The second hall illustrates the symbiosis between the European jewellery houses and India and the cross-cultural influences of the late 19th and early 20th centuries.

The grands joailliers such as Cartier, Chaumet, Mauboussin, Mellerio and Van Cleef & Arpels all turned to India for precious stones and inspiration. The maharajas were their principal clients and for them they created an extraordinary genre of jewels combining Indian colour, motifs and forms with European elegance and techniques.

Chaumet’s drawings for the Indore Pear diamonds for Maharaja Yashwant Rao Holkar of Indore and their elegant pearl tassel creations illustrate the Indian influence on their designers. A stunning clip set with diamonds, rubies, sapphires and emeralds by Van Cleef & Arpels transforms an Indian arm jewel into a turban ornament, and Mellerio’s peacock aigrette set with diamonds and enamelled in blue and green once adorned the turban of the dashingly handsome Maharaja Jagatjit Singh of Kapurthala.

This section concludes with the sophisticated creations of Bhagat that are Mogul-inspired and minutely detailed. Bhagat is the premier haute-joaillier of Indian-design jewels that have a personality of their own: classical yet contemporary and ancient gems in modern settings. A stunning “Swag” necklace centres on a magnificent pear-shaped Golconda diamond on six rows of lustrous, perfectly matched natural pearls.

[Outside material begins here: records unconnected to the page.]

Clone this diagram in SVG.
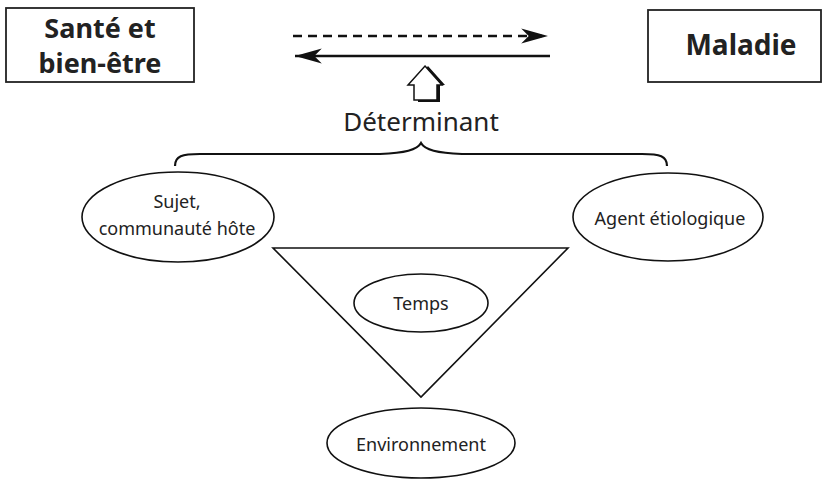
<svg xmlns="http://www.w3.org/2000/svg" width="827" height="480" viewBox="0 0 827 480">
<style>
.box{fill:#fff;stroke:#222;stroke-width:1.8}
.ell{fill:#fff;stroke:#111;stroke-width:1.6}
.bt{font-family:"Noto Sans","Open Sans",sans-serif;font-weight:bold;font-size:27px;fill:#222;text-anchor:middle}
.lt{font-family:"Noto Sans","Open Sans",sans-serif;font-size:18px;fill:#222;text-anchor:middle}
.conn{fill:none;stroke:#111;stroke-width:2.5}
</style>
<defs>
<marker id="ah" markerUnits="userSpaceOnUse" markerWidth="30" markerHeight="20" viewBox="-26 -8 28 16" refX="0" refY="0" orient="auto">
<path d="M0,0 L-25,-7 L-18,0 L-25,7 Z" fill="#111"/>
</marker>
</defs>
<g id="sante">
<rect class="box" x="6" y="8" width="188" height="74"/>
<text class="bt" x="100" y="38">Santé et</text>
<text class="bt" x="100" y="73">bien-être</text>
</g>
<g id="maladie">
<rect class="box" x="648" y="10" width="173" height="72"/>
<text class="bt" x="741" y="55" style="font-size:28px">Maladie</text>
</g>
<g id="connectors">
<line class="conn" x1="293" y1="36" x2="548" y2="36" stroke-dasharray="9,6" marker-end="url(#ah)"/>
<line class="conn" x1="550" y1="56" x2="295" y2="56" marker-end="url(#ah)"/>
</g>
<g id="fleche">
<polygon points="428,66 445,85 440,85 440,102 418,102 418,85 413,85" fill="#111"/>
<polygon points="425,66 442,85 437,85 437,100 414,100 414,85 408,85" fill="#fff" stroke="#111" stroke-width="1.5" stroke-linejoin="miter"/>
</g>
<g id="determinant">
<text class="lt" x="421" y="131" style="font-size:26px">Déterminant</text>
</g>
<g id="accolade">
<path d="M175,166 C175,156 182,154 200,154 L380,154 C405,153 417,150 421,143 C425,150 437,153 462,154 L642,154 C660,154 667,156 667,166" fill="none" stroke="#111" stroke-width="2.2"/>
</g>
<g id="triangle">
<polygon points="273,248 568,248 421,397" fill="none" stroke="#111" stroke-width="1.6"/>
</g>
<g id="sujet">
<ellipse class="ell" cx="178" cy="217" rx="96" ry="45"/>
<text class="lt" x="177" y="208">Sujet,</text>
<text class="lt" x="177" y="235">communauté hôte</text>
</g>
<g id="agent">
<ellipse class="ell" cx="668" cy="217" rx="95" ry="44"/>
<text class="lt" x="670" y="225">Agent étiologique</text>
</g>
<g id="temps">
<ellipse class="ell" cx="421" cy="303" rx="67" ry="29"/>
<text class="lt" x="421" y="310">Temps</text>
</g>
<g id="environnement">
<ellipse class="ell" cx="421" cy="443" rx="94" ry="35"/>
<text class="lt" x="421" y="451">Environnement</text>
</g>
</svg>
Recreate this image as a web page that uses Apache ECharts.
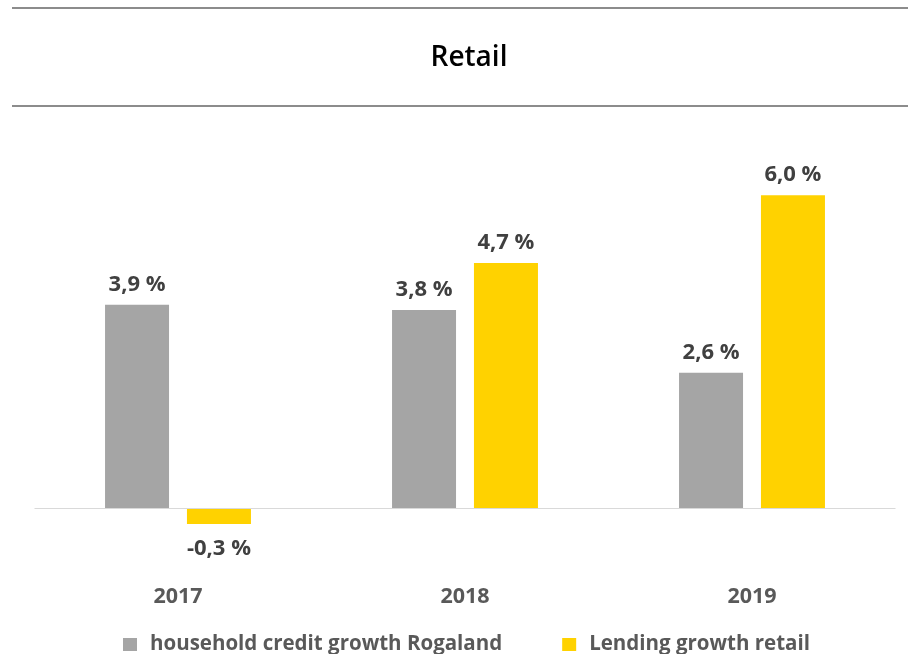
<!DOCTYPE html>
<html>
<head>
<meta charset="utf-8">
<script src="https://cdn.jsdelivr.net/npm/echarts@6/dist/echarts.min.js"></script>
<style>
  html, body { margin: 0; padding: 0; background: #fff; }
  #chart { width: 908px; height: 654px; }
</style>
</head>
<body>
<div id="chart"></div>
<script>
// Growth rates in percent per year
const years = ['2017', '2018', '2019'];
const householdRogaland = [3.9, 3.8, 2.6];
const lendingRetail = [-0.3, 4.7, 6.0];
const seriesNames = ['household credit growth Rogaland', 'Lending growth retail'];

const FONT = 'Open Sans';
const fmt = v => v.toFixed(1).replace('.', ',') + ' %';

function toItems(values) {
  return values.map(v => ({
    value: v,
    label: {
      position: v < 0 ? 'bottom' : 'top',
      distance: v < 0 ? 14 : 9
    }
  }));
}

const chart = echarts.init(document.getElementById('chart'));

const valueLabel = {
  show: true,
  fontFamily: FONT,
  fontWeight: 'bold',
  fontSize: 22,
  color: '#404040',
  formatter: p => fmt(p.value)
};

chart.setOption({
  animation: false,
  title: {
    text: 'Retail',
    left: 464,
    textAlign: 'center',
    top: 39,
    textStyle: { fontFamily: FONT, fontWeight: 600, fontSize: 28, color: '#000' }
  },
  graphic: [
    { type: 'line', shape: { x1: 12, y1: 8, x2: 908, y2: 8 }, style: { stroke: '#8c8c8c', lineWidth: 2 } },
    { type: 'line', shape: { x1: 12, y1: 106, x2: 908, y2: 106 }, style: { stroke: '#8c8c8c', lineWidth: 2 } }
  ],
  legend: {
    top: 629,
    left: 118,
    icon: 'rect',
    itemWidth: 14,
    itemHeight: 13,
    itemGap: 60,
    data: seriesNames,
    textStyle: { fontFamily: FONT, fontWeight: 'bold', fontSize: 20.5, color: '#595959', padding: [0, 0, 0, 8] }
  },
  grid: { left: 34.5, right: 12.5, top: 143, bottom: 83, containLabel: false },
  xAxis: {
    type: 'category',
    data: years,
    axisLine: { show: false, onZero: false },
    axisTick: { show: false },
    axisLabel: { margin: 15, fontFamily: FONT, fontWeight: 'bold', fontSize: 21.5, color: '#595959' }
  },
  yAxis: {
    type: 'value',
    min: -1.2,
    max: 7,
    show: false,
    splitLine: { show: false }
  },
  series: [
    {
      name: seriesNames[0],
      type: 'bar',
      data: toItems(householdRogaland),
      barWidth: 64,
      barGap: '28%',
      itemStyle: { color: '#a5a5a5' },
      label: valueLabel,
      markLine: {
        silent: true,
        symbol: 'none',
        label: { show: false },
        lineStyle: { color: '#d9d9d9', width: 1, type: 'solid' },
        data: [{ yAxis: 0 }]
      }
    },
    {
      name: seriesNames[1],
      type: 'bar',
      data: toItems(lendingRetail),
      barWidth: 64,
      itemStyle: { color: '#ffd200' },
      label: valueLabel
    }
  ]
});
</script>
</body>
</html>
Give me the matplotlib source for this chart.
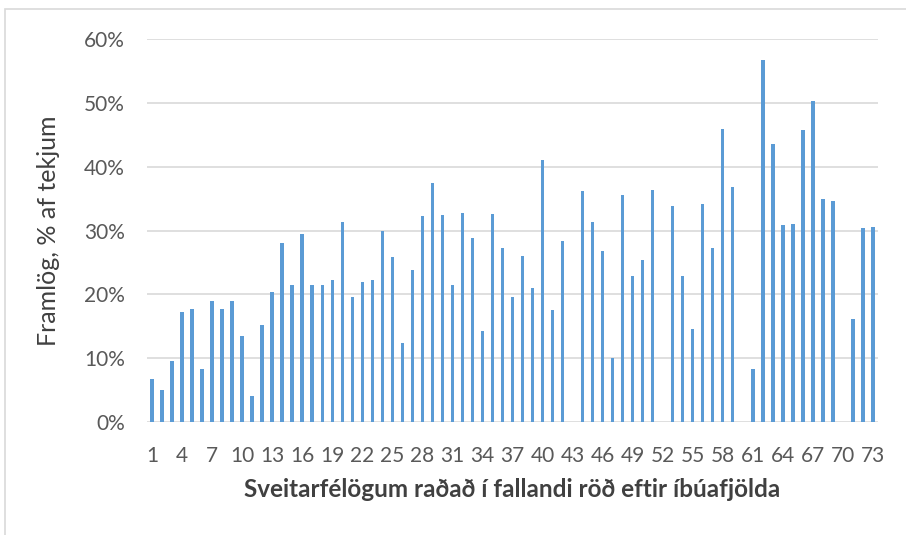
import matplotlib.pyplot as plt
from matplotlib.patches import Rectangle
from matplotlib.ticker import PercentFormatter

# Framlög sem hlutfall af tekjum, sveitarfélög 1-73
municipality = list(range(1, 74))
framlog = [
    6.8, 5.0, 9.6, 17.3, 17.7, 8.3, 19.0, 17.7, 19.0, 13.4,
    4.0, 15.2, 20.3, 28.0, 21.5, 29.4, 21.4, 21.5, 22.2, 31.4,
    19.6, 22.0, 22.2, 30.0, 25.8, 12.4, 23.8, 32.2, 37.4, 32.4,
    21.4, 32.8, 28.8, 14.3, 32.6, 27.2, 19.6, 26.0, 21.0, 41.0,
    17.5, 28.4, 0.0, 36.2, 31.4, 26.8, 10.0, 35.6, 22.8, 25.4,
    36.4, 0.0, 33.9, 22.8, 14.6, 34.2, 27.2, 45.9, 36.8, 0.0,
    8.3, 56.7, 43.5, 30.8, 31.0, 45.7, 50.3, 35.0, 34.6, 0.0,
    16.2, 30.4, 30.6,
]
tick_labels = [str(i) for i in range(1, 74, 3)]

plt.rcParams['font.family'] = ['Lato', 'DejaVu Sans']

fig = plt.figure(figsize=(9.06, 5.35), dpi=100)
ax = fig.add_axes([0.1623, 0.2112, 0.8067, 0.7158])

# light frame around the chart like the original screenshot
fig.patches.append(Rectangle((5 / 906, -0.05), 1.1, 1 - 9 / 535 + 0.05,
                             transform=fig.transFigure, fill=False,
                             edgecolor='#d9d9d9', linewidth=1.2))

ax.bar(municipality, [v / 100 for v in framlog], width=0.35, color='#5b9bd5', zorder=3)

ax.set_xlim(0.5, 73.5)
ax.set_ylim(0, 0.6)
ax.set_yticks([0, 0.1, 0.2, 0.3, 0.4, 0.5, 0.6])
ax.yaxis.set_major_formatter(PercentFormatter(1.0, decimals=0))
ax.set_xticks(list(range(1, 74, 3)))
ax.set_xticklabels(tick_labels)

ax.grid(axis='y', color='#d9d9d9', linewidth=1.2, zorder=0)
for s in ax.spines.values():
    s.set_visible(False)
ax.tick_params(length=0, labelsize=15, colors='#595959')
ax.tick_params(axis='y', pad=16)
ax.tick_params(axis='x', pad=17)

ax.set_ylabel('Framlög, % af tekjum', fontsize=18, color='#404040', labelpad=17)
ax.set_xlabel('Sveitarfélögum raðað í fallandi röð eftir íbúafjölda',
              fontsize=17.5, fontweight='bold', color='#404040', labelpad=9)

fig.savefig('out.png', dpi=100)
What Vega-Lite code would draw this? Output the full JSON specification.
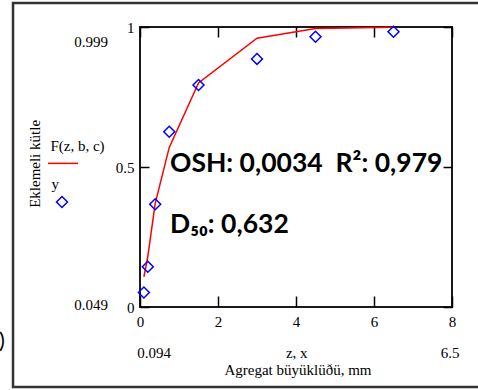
{
  "$schema": "https://vega.github.io/schema/vega-lite/v6.json",
  "width": 312,
  "height": 280,
  "autosize": "none",
  "padding": {"left": 140, "top": 27, "right": 26, "bottom": 83},
  "background": "white",
  "config": {
    "view": {"stroke": "#1a1a1a", "strokeWidth": 2},
    "axis": {"grid": false, "domain": false, "title": null, "tickColor": "black", "tickWidth": 1.5, "labelColor": "black", "labelFont": "Liberation Serif", "labelFontSize": 15}
  },
  "datasets": {
    "fit": [
      {"x": 0.1, "F": 0.108},
      {"x": 0.2, "F": 0.18},
      {"x": 0.39, "F": 0.37},
      {"x": 0.75, "F": 0.57},
      {"x": 1.5, "F": 0.8},
      {"x": 3.0, "F": 0.96},
      {"x": 4.5, "F": 0.995},
      {"x": 6.5, "F": 0.999}
    ],
    "obs": [
      {"x": 0.1, "y": 0.052},
      {"x": 0.2, "y": 0.144},
      {"x": 0.39, "y": 0.367},
      {"x": 0.75, "y": 0.626},
      {"x": 1.5, "y": 0.793},
      {"x": 3.0, "y": 0.886},
      {"x": 4.5, "y": 0.965},
      {"x": 6.5, "y": 0.983}
    ],
    "labels": [
      {"t": "0.999", "x": -1.256, "y": 0.946},
      {"t": "0.049", "x": -1.256, "y": 0.007},
      {"t": "F(z, b, c)", "x": -1.603, "y": 0.575},
      {"t": "y", "x": -2.17, "y": 0.439},
      {"t": "0.094", "x": 0.36, "y": -0.164},
      {"t": "z, x", "x": 4.02, "y": -0.164},
      {"t": "6.5", "x": 7.95, "y": -0.164},
      {"t": "Agregat büyüklüðü, mm", "x": 4.05, "y": -0.225}
    ],
    "ytitle": [{"t": "Eklemeli kütle", "x": -2.692, "y": 0.511}],
    "notes": [
      {"t": "OSH: 0,0034\u00a0\u00a0R²: 0,979", "x": 0.769, "y": 0.482},
      {"t": "D₅₀: 0,632", "x": 0.769, "y": 0.264}
    ],
    "paren": [{"t": ")", "x": -3.462, "y": -0.121}],
    "legline": [{"x": -2.36, "x2": -1.59, "y": 0.513}],
    "legpt": [{"x": -2.0, "y": 0.375}],
    "frame": [{"x": -3.256, "x2": 9.5, "y": 1.0857, "y2": -0.2857}]
  },
  "resolve": {"axis": {"x": "independent", "y": "independent"}},
  "layer": [
    {
      "data": {"name": "fit"},
      "mark": {"type": "line", "color": "#ff0000", "strokeWidth": 1.5},
      "encoding": {
        "x": {"field": "x", "type": "quantitative", "scale": {"domain": [0, 8], "nice": false, "zero": false},
              "axis": {"orient": "bottom", "values": [0, 2, 4, 6, 8], "tickSize": -11, "labelPadding": 18, "format": "~g", "labelFlush": false, "labelOverlap": false}},
        "y": {"field": "F", "type": "quantitative", "scale": {"domain": [0, 1], "nice": false, "zero": false},
              "axis": {"orient": "left", "values": [0, 0.5, 1], "tickSize": -9, "labelPadding": 15, "format": "~g", "labelFlush": false, "labelOverlap": false}}
      }
    },
    {
      "data": {"name": "obs"},
      "mark": {"type": "point", "shape": "diamond", "filled": false, "stroke": "#0000ff", "strokeWidth": 1.5, "size": 120, "opacity": 1},
      "encoding": {
        "x": {"field": "x", "type": "quantitative", "scale": {"domain": [0, 8], "nice": false, "zero": false},
              "axis": {"orient": "top", "values": [0, 2, 4, 6, 8], "tickSize": -10, "labels": false}},
        "y": {"field": "y", "type": "quantitative", "scale": {"domain": [0, 1], "nice": false, "zero": false},
              "axis": {"orient": "right", "values": [0, 0.5, 1], "tickSize": -9, "labels": false}}
      }
    },
    {
      "data": {"name": "frame"},
      "mark": {"type": "rect", "fill": null, "stroke": "#333333", "strokeWidth": 2.5, "clip": false},
      "encoding": {
        "x": {"field": "x", "type": "quantitative", "scale": {"domain": [0, 8], "nice": false, "zero": false}, "axis": null},
        "x2": {"field": "x2"},
        "y": {"field": "y", "type": "quantitative", "scale": {"domain": [0, 1], "nice": false, "zero": false}, "axis": null},
        "y2": {"field": "y2"}
      }
    },
    {
      "data": {"name": "labels"},
      "mark": {"type": "text", "font": "Liberation Serif", "fontSize": 15, "color": "black", "align": "center", "baseline": "middle"},
      "encoding": {
        "x": {"field": "x", "type": "quantitative", "scale": {"domain": [0, 8], "nice": false, "zero": false}, "axis": null},
        "y": {"field": "y", "type": "quantitative", "scale": {"domain": [0, 1], "nice": false, "zero": false}, "axis": null},
        "text": {"field": "t"}
      }
    },
    {
      "data": {"name": "ytitle"},
      "mark": {"type": "text", "font": "Liberation Serif", "fontSize": 15, "color": "black", "align": "center", "baseline": "middle", "angle": 270},
      "encoding": {
        "x": {"field": "x", "type": "quantitative", "scale": {"domain": [0, 8], "nice": false, "zero": false}, "axis": null},
        "y": {"field": "y", "type": "quantitative", "scale": {"domain": [0, 1], "nice": false, "zero": false}, "axis": null},
        "text": {"field": "t"}
      }
    },
    {
      "data": {"name": "notes"},
      "mark": {"type": "text", "font": "Lato", "fontWeight": "bold", "fontSize": 26.5, "color": "black", "align": "left", "baseline": "alphabetic"},
      "encoding": {
        "x": {"field": "x", "type": "quantitative", "scale": {"domain": [0, 8], "nice": false, "zero": false}, "axis": null},
        "y": {"field": "y", "type": "quantitative", "scale": {"domain": [0, 1], "nice": false, "zero": false}, "axis": null},
        "text": {"field": "t"}
      }
    },
    {
      "data": {"name": "paren"},
      "mark": {"type": "text", "font": "Lato", "fontSize": 22, "color": "black", "align": "right", "baseline": "middle"},
      "encoding": {
        "x": {"field": "x", "type": "quantitative", "scale": {"domain": [0, 8], "nice": false, "zero": false}, "axis": null},
        "y": {"field": "y", "type": "quantitative", "scale": {"domain": [0, 1], "nice": false, "zero": false}, "axis": null},
        "text": {"field": "t"}
      }
    },
    {
      "data": {"name": "legline"},
      "mark": {"type": "rule", "color": "#ff0000", "strokeWidth": 1.5},
      "encoding": {
        "x": {"field": "x", "type": "quantitative", "scale": {"domain": [0, 8], "nice": false, "zero": false}, "axis": null},
        "x2": {"field": "x2"},
        "y": {"field": "y", "type": "quantitative", "scale": {"domain": [0, 1], "nice": false, "zero": false}, "axis": null}
      }
    },
    {
      "data": {"name": "legpt"},
      "mark": {"type": "point", "shape": "diamond", "filled": false, "stroke": "#0000ff", "strokeWidth": 1.5, "size": 120, "opacity": 1},
      "encoding": {
        "x": {"field": "x", "type": "quantitative", "scale": {"domain": [0, 8], "nice": false, "zero": false}, "axis": null},
        "y": {"field": "y", "type": "quantitative", "scale": {"domain": [0, 1], "nice": false, "zero": false}, "axis": null}
      }
    }
  ]
}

The piece de résistance of the Bhagat âtelier is a “Kalgi” brooch — a modern interpretation of a classical Mogul turban jewel. At the centre is an exquisite, antique heart-shaped emerald carved with a lily flower in full bloom, surmounted with diamond lotus flower buds and a tapering stem set with baguette diamonds.

This exhibition celebrates centuries of outstanding craftsmanship: a tapestry of fairytales, stories of royal rivalries and intrigues, all told against a background of the colourful fabrics, and the smells and sounds of India’s bazaars.

“India: Jewels that Enchanted the World” will run at the State Museums of Moscow Kremlin through July 27.